The "long-distance traders" based in Wolverhampton, where some have homes, travelled an "orbital" route around the M25.

In the 1980s, the former Department of the Environment commissioned a study of their special needs.

The results were not published, but it was found it may not be possible for them to live on public sites due to problems with local authorities and other gipsies.

It is believed the clan name originated not because of large numbers of Sheridans, but after national newspapers pictured a north London eviction in the 1960s showing their Volvo estates piled high with expensive antique furniture, including a rare 18th-century Sheraton chair.

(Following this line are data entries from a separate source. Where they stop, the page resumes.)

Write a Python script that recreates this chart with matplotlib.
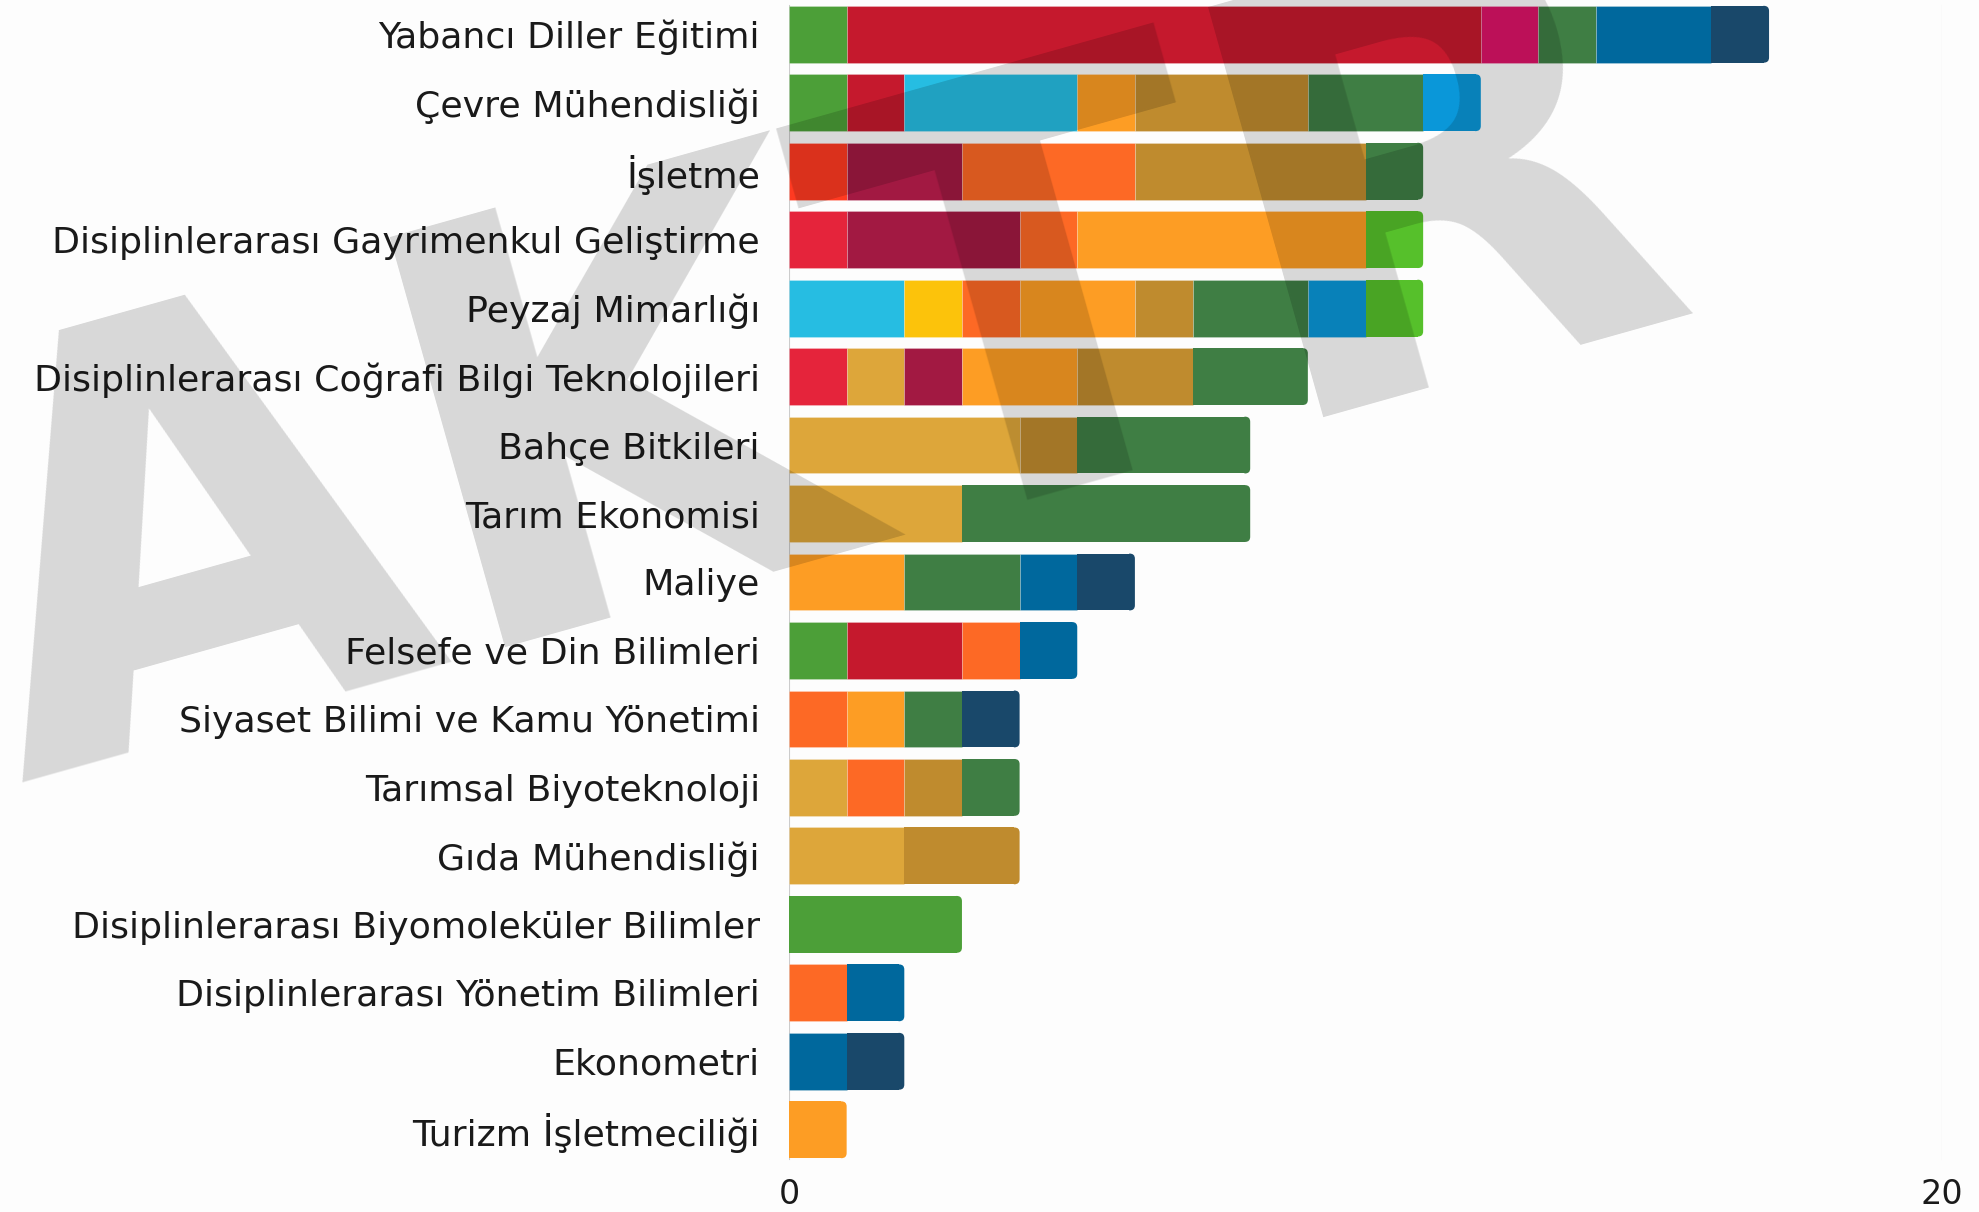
import matplotlib
matplotlib.use("Agg")
import matplotlib.pyplot as plt
from matplotlib.patches import PathPatch
from matplotlib.path import Path

categories = [
    "Yabancı Diller Eğitimi",
    "Çevre Mühendisliği",
    "İşletme",
    "Disiplinlerarası Gayrimenkul Geliştirme",
    "Peyzaj Mimarlığı",
    "Disiplinlerarası Coğrafi Bilgi Teknolojileri",
    "Bahçe Bitkileri",
    "Tarım Ekonomisi",
    "Maliye",
    "Felsefe ve Din Bilimleri",
    "Siyaset Bilimi ve Kamu Yönetimi",
    "Tarımsal Biyoteknoloji",
    "Gıda Mühendisliği",
    "Disiplinlerarası Biyomoleküler Bilimler",
    "Disiplinlerarası Yönetim Bilimleri",
    "Ekonometri",
    "Turizm İşletmeciliği",
]

# counts per SDG, one entry per category (same order as above)
sdg1  = [0, 0, 0, 1, 0, 1, 0, 0, 0, 0, 0, 0, 0, 0, 0, 0, 0]
sdg2  = [0, 0, 0, 0, 0, 1, 4, 3, 0, 0, 0, 1, 2, 0, 0, 0, 0]
sdg3  = [1, 1, 0, 0, 0, 0, 0, 0, 0, 1, 0, 0, 0, 3, 0, 0, 0]
sdg4  = [11, 1, 0, 0, 0, 0, 0, 0, 0, 2, 0, 0, 0, 0, 0, 0, 0]
sdg5  = [0, 0, 1, 0, 0, 0, 0, 0, 0, 0, 0, 0, 0, 0, 0, 0, 0]
sdg6  = [0, 3, 0, 0, 2, 0, 0, 0, 0, 0, 0, 0, 0, 0, 0, 0, 0]
sdg7  = [0, 0, 0, 0, 1, 0, 0, 0, 0, 0, 0, 0, 0, 0, 0, 0, 0]
sdg8  = [0, 0, 2, 3, 0, 1, 0, 0, 0, 0, 0, 0, 0, 0, 0, 0, 0]
sdg9  = [0, 0, 3, 1, 1, 0, 0, 0, 0, 1, 1, 1, 0, 0, 1, 0, 0]
sdg10 = [1, 0, 0, 0, 0, 0, 0, 0, 0, 0, 0, 0, 0, 0, 0, 0, 0]
sdg11 = [0, 1, 0, 5, 2, 2, 0, 0, 2, 0, 1, 0, 0, 0, 0, 0, 1]
sdg12 = [0, 3, 4, 0, 1, 2, 1, 0, 0, 0, 0, 1, 2, 0, 0, 0, 0]
sdg13 = [1, 2, 1, 0, 2, 2, 3, 5, 2, 0, 1, 1, 0, 0, 0, 0, 0]
sdg14 = [0, 1, 0, 0, 1, 0, 0, 0, 0, 0, 0, 0, 0, 0, 0, 0, 0]
sdg15 = [0, 0, 0, 1, 1, 0, 0, 0, 0, 0, 0, 0, 0, 0, 0, 0, 0]
sdg16 = [2, 0, 0, 0, 0, 0, 0, 0, 1, 1, 0, 0, 0, 0, 1, 1, 0]
sdg17 = [1, 0, 0, 0, 0, 0, 0, 0, 1, 0, 1, 0, 0, 0, 0, 1, 0]

series = [sdg1, sdg2, sdg3, sdg4, sdg5, sdg6, sdg7, sdg8, sdg9, sdg10,
          sdg11, sdg12, sdg13, sdg14, sdg15, sdg16, sdg17]
sdg_colors = ["#E5243B", "#DDA63A", "#4C9F38", "#C5192D", "#FF3A21", "#26BDE2",
              "#FCC30B", "#A21942", "#FD6925", "#DD1367", "#FD9D24", "#BF8B2E",
              "#3F7E44", "#0A97D9", "#56C02B", "#00689D", "#19486A"]

x_ticks = [0, 20]
watermark = "AKTR"

W, H = 1979, 1212
fig = plt.figure(figsize=(W / 100, H / 100), dpi=100, facecolor="#FDFDFD")
ax = fig.add_axes([789 / W, 48 / H, (1942 - 789) / W, 1164 / H])
ax.set_facecolor("#FDFDFD")

bar_h = 0.83
rx = 0.09    # corner radius, x units
ry = 0.075   # corner radius, y units

n = len(categories)
for i in range(n):
    vals = [s[i] for s in series]
    last = max(k for k, v in enumerate(vals) if v > 0)
    left = 0
    for k, v in enumerate(vals):
        if v <= 0:
            continue
        col = sdg_colors[k]
        if k == last:
            ax.barh(i, v - rx, left=left, height=bar_h, color=col,
                    edgecolor="none", linewidth=0, zorder=2)
            x1 = left + v
            x0 = x1 - rx - 0.01
            y0, y1 = i - bar_h / 2, i + bar_h / 2
            verts = [(x0, y0), (x1 - rx, y0), (x1, y0), (x1, y0 + ry),
                     (x1, y1 - ry), (x1, y1), (x1 - rx, y1), (x0, y1), (x0, y0)]
            codes = [Path.MOVETO, Path.LINETO, Path.CURVE3, Path.CURVE3,
                     Path.LINETO, Path.CURVE3, Path.CURVE3, Path.LINETO,
                     Path.CLOSEPOLY]
            ax.add_patch(PathPatch(Path(verts, codes), facecolor=col,
                                   edgecolor="none", zorder=2))
        else:
            ax.barh(i, v, left=left, height=bar_h, color=col,
                    edgecolor=(1, 1, 1, 0.3), linewidth=0.5, zorder=2)
        left += v

ax.set_xlim(0, 20)
ax.set_ylim(n - 0.5, -0.5)
ax.set_yticks(range(n))
ax.set_yticklabels(categories, fontsize=26.2, color="#1a1a1a")
ax.set_xticks(x_ticks)
ax.set_xticklabels([str(t) for t in x_ticks], fontsize=24, color="#1a1a1a")
ax.tick_params(axis="y", length=0, pad=21)
ax.tick_params(axis="x", length=0, pad=10)
for sp in ax.spines.values():
    sp.set_visible(False)
for t in x_ticks:
    ax.axvline(t, ymin=0.004, ymax=0.996, color="#CCCCCC", linewidth=0.8, zorder=1)

fig.text(19 / W, 1 - 783 / H, watermark, fontsize=420, fontweight="bold",
         family="DejaVu Sans", color="black", alpha=0.15, rotation=15.7,
         rotation_mode="anchor", ha="left", va="baseline", zorder=10)

fig.savefig("out.png", dpi=100, facecolor=fig.get_facecolor())
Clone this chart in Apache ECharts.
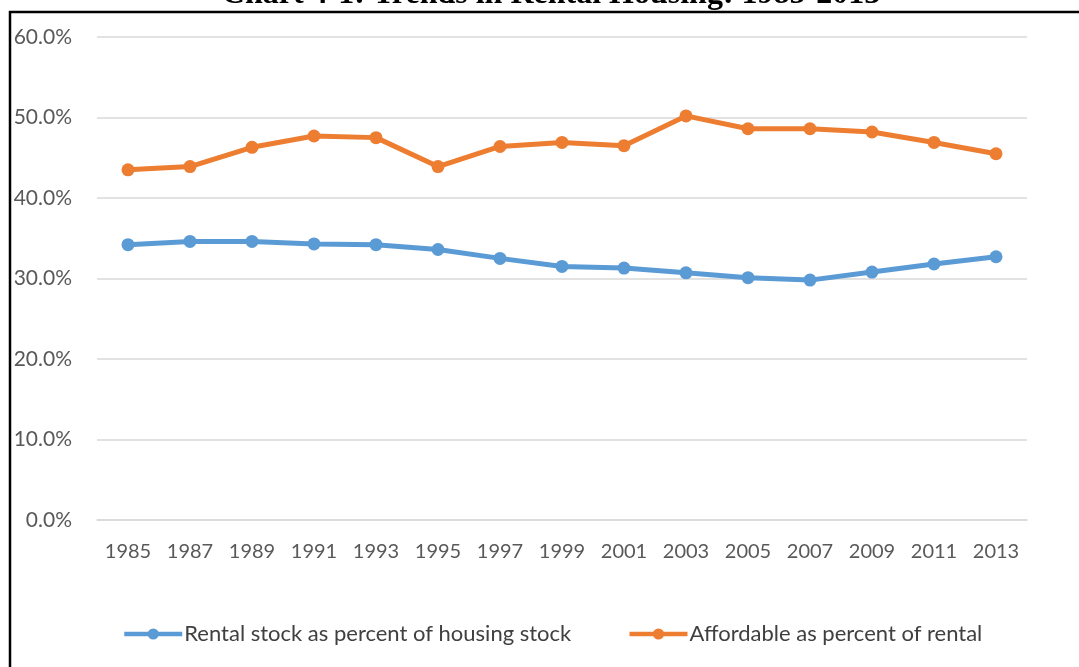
<!DOCTYPE html>
<html>
<head>
<meta charset="utf-8">
<script src="https://cdn.jsdelivr.net/npm/echarts@6/dist/echarts.min.js"></script>
<style>
  html, body { margin: 0; padding: 0; background: #fff; }
  #chart { width: 1079px; height: 667px; }
</style>
</head>
<body>
<div id="chart"></div>
<script>
// data
var years = ['1985', '1987', '1989', '1991', '1993', '1995', '1997', '1999', '2001', '2003', '2005', '2007', '2009', '2011', '2013'];
var rentalStock = [34.2, 34.6, 34.6, 34.3, 34.2, 33.6, 32.5, 31.5, 31.3, 30.7, 30.1, 29.8, 30.8, 31.8, 32.7];
var affordable = [43.5, 43.9, 46.3, 47.7, 47.5, 43.9, 46.4, 46.9, 46.5, 50.2, 48.6, 48.6, 48.2, 46.9, 45.5];
var seriesNames = ['Rental stock as percent of housing stock', 'Affordable as percent of rental'];
var colors = ['#5B9BD5', '#ED7D31'];

var myChart = echarts.init(document.getElementById('chart'));
var font = 'Lato, "Open Sans", sans-serif';

var option = {
    backgroundColor: '#fff',
    animation: false,
    color: colors,
    graphic: [
        {
            type: 'text',
            x: 551,
            y: -21,
            style: {
                text: 'Chart 4-1: Trends in Rental Housing: 1985-2013',
                font: 'bold 32px "Liberation Serif", "Times New Roman", serif',
                fill: '#000',
                align: 'center',
                verticalAlign: 'top'
            }
        },
        {
            // frame around the chart (left + top edges visible)
            type: 'polyline',
            shape: { points: [[10, 700], [10, 12], [1100, 12]] },
            style: { stroke: '#000', lineWidth: 2.5, fill: null }
        }
    ],
    grid: {
        left: 97,
        right: 52,
        top: 37,
        bottom: 147
    },
    legend: {
        data: seriesNames,
        left: 122,
        top: 623,
        padding: 0,
        itemWidth: 58,
        itemHeight: 14,
        itemGap: 56,
        lineStyle: { width: 4.5 },
        textStyle: { fontFamily: font, fontSize: 22, color: '#404040', padding: [0, 0, 0, -3] }
    },
    xAxis: {
        type: 'category',
        data: years,
        boundaryGap: true,
        axisLine: { show: true, lineStyle: { color: '#D9D9D9', width: 1.5 } },
        axisTick: { show: false },
        axisLabel: { interval: 0, fontFamily: font, fontSize: 20, color: '#595959', margin: 22 }
    },
    yAxis: {
        type: 'value',
        min: 0,
        max: 60,
        interval: 10,
        axisLine: { show: false },
        axisTick: { show: false },
        splitLine: { lineStyle: { color: '#D9D9D9', width: 1.5 } },
        axisLabel: {
            fontFamily: font,
            fontSize: 21,
            color: '#595959',
            margin: 25,
            formatter: function (v) { return v.toFixed(1) + '%'; }
        }
    },
    series: [
        {
            name: seriesNames[0],
            type: 'line',
            data: rentalStock,
            symbol: 'circle',
            symbolSize: 13,
            lineStyle: { width: 5 },
            itemStyle: { color: colors[0] }
        },
        {
            name: seriesNames[1],
            type: 'line',
            data: affordable,
            symbol: 'circle',
            symbolSize: 13,
            lineStyle: { width: 5 },
            itemStyle: { color: colors[1] }
        }
    ]
};
myChart.setOption(option, true);
</script>
</body>
</html>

The nickname the Sheraton clan morphed into Sheridan.

They remain among the most traditional of Irish travellers, still using the dowry system at weddings, and using the age-old language Gammon.

Paper trail leads to proof of links between the camps

The Sheridan clan also has links across the Midlands, including rented commercial property.

In July 2003, John Sheridan, Daniel Sheridan and Patrick Sheridan paid £23,000 cash for land near the Smithy Fen site, Cottenham, registering it to 55 Main Street, Mansfield, Nottinghamshire.

This is a shopfront owned by Daniel Sheridan, who rents it to motorbike shop DJ Scooters.

Sheridans also live on a site in Mansfield, according to local police.

Dale Farm title deeds list an address in the town and travellers' cars were registered to a redundant antique shop in Chesterfield Road North, Mansfield.

A Spanish tarmac business flyer found near the Smithy Fen site had a Mansfield address with a Cottenham phone box number.

Some travellers are registered with Coventry GPs, and a recent influx of "new faces" to Crays Hill saw a number of travellers taxing Coventry-registered vehicles in the village shop.

They are believed to have links in Gloucestershire, where Danny, Patrick and James O'Brien ran O'Brien Brothers Transport from the Lansdown Industrial Estate in Cheltenham, a business registered to Wolverhampton's Low Hill area.